TD forecasts B.C. will have real GDP growth of 2.5% in 2016, while Ontario’s real GDP will grow 2.2%.

Both provinces are the only ones projected to have growth above 2% this year.

The economies in oil-producing Alberta and Newfoundland and Labrador are expected to shrink 0.3% and 1%, respectively. Saskatchewan is expecting growth of just 0.9%.

“The current woes in Alberta represent both a curse and a blessing for the B.C. and Ontario economies,” the report said.

“Cross-border goods and services trade flows are significant, so when Alberta’s economy struggles, supplier industries in both provinces feel the pinch. However, B.C. and Ontario (and notably the former) are poised to benefit over the next few years from increased provincial in-migration of workers, which will provide support to their retail, housing and employment markets.”

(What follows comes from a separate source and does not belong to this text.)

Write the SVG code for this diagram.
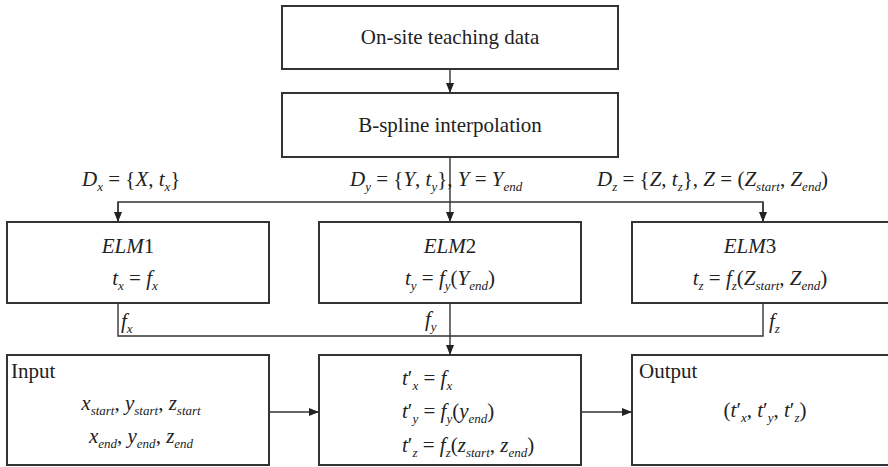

The report also pointed to “rip-roaring growth” in B.C.’s and Ontario’s housing markets.

In December 2015, provincial home price growth was at 11.3% year-over year in B.C. In Ontario, it was at 7.7%.

“Not surprisingly then, B.C. has continued to enjoy the edge in several other household based indicators, including retail sales and overall job creation, both of which had a record year in 2015.”